## Stated exercise:
Retype exactly what appears below from the line containing "What Altair code" down to the line containing "import pandas as pd", keeping both end lines. Do not include pictures.

** BEGIN Available records **

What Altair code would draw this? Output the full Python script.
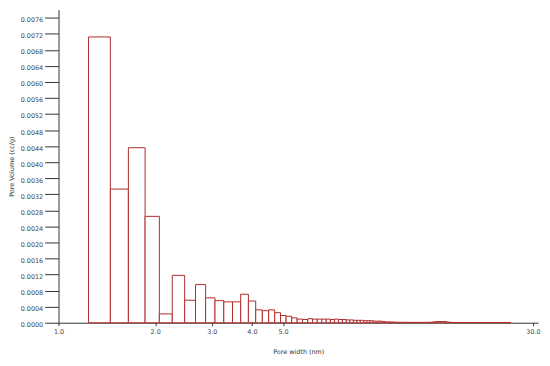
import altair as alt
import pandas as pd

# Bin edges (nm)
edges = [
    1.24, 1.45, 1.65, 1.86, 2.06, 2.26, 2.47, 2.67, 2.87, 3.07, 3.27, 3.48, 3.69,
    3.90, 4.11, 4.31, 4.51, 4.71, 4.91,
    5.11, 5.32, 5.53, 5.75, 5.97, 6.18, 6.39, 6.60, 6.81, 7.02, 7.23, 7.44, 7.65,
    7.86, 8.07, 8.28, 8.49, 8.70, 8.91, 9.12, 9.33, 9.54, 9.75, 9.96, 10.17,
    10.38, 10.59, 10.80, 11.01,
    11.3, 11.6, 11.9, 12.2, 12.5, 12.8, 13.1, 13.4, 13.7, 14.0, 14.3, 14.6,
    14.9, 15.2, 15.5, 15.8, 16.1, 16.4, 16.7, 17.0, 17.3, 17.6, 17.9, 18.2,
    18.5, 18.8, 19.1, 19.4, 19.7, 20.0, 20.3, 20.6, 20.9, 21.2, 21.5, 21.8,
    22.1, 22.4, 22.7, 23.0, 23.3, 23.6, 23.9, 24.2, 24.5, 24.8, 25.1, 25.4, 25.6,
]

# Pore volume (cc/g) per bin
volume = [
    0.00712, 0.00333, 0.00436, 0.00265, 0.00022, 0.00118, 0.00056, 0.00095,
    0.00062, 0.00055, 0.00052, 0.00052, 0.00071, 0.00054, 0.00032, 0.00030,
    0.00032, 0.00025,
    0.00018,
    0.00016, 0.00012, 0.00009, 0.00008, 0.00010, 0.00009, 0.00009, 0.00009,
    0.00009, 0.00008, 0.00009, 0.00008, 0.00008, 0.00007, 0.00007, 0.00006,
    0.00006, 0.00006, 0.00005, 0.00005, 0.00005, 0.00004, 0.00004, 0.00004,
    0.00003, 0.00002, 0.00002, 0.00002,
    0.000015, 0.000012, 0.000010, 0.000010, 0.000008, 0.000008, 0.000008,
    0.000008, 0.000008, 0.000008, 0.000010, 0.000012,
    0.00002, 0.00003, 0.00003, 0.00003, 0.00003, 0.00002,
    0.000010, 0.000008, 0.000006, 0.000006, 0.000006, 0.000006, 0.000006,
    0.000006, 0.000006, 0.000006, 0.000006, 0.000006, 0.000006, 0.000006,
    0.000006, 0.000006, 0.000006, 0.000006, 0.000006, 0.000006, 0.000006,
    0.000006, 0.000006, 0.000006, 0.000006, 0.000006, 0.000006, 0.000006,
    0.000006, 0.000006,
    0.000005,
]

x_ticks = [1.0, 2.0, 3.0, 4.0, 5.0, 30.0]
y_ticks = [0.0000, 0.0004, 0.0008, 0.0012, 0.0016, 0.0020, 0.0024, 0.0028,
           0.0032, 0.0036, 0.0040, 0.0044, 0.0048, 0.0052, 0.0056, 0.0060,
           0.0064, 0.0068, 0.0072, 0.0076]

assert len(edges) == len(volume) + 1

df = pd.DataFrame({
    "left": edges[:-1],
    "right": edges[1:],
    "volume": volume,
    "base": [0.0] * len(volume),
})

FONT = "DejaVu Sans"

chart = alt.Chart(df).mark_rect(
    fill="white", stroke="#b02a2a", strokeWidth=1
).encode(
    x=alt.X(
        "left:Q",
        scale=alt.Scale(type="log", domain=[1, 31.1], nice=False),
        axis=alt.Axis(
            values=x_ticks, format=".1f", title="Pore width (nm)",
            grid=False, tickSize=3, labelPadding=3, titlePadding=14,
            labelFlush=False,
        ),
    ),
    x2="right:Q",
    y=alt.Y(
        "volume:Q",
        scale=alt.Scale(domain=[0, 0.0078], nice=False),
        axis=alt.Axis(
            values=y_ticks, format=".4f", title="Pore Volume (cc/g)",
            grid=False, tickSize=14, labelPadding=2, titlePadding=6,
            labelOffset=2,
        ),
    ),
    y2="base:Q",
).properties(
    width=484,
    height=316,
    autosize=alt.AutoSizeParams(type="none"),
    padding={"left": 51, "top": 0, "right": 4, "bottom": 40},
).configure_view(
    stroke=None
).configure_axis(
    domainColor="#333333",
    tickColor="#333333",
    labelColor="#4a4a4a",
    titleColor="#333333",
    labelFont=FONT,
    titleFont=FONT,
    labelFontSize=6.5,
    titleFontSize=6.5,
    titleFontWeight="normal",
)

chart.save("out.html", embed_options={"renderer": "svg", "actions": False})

** END Available records **
** BEGIN Available records **

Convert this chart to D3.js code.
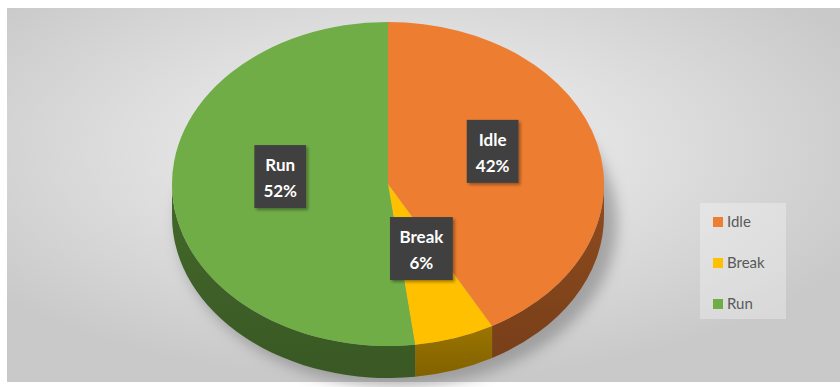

** END Available records **

## The reply:
What Altair code would draw this? Output the full Python script.
import altair as alt
import pandas as pd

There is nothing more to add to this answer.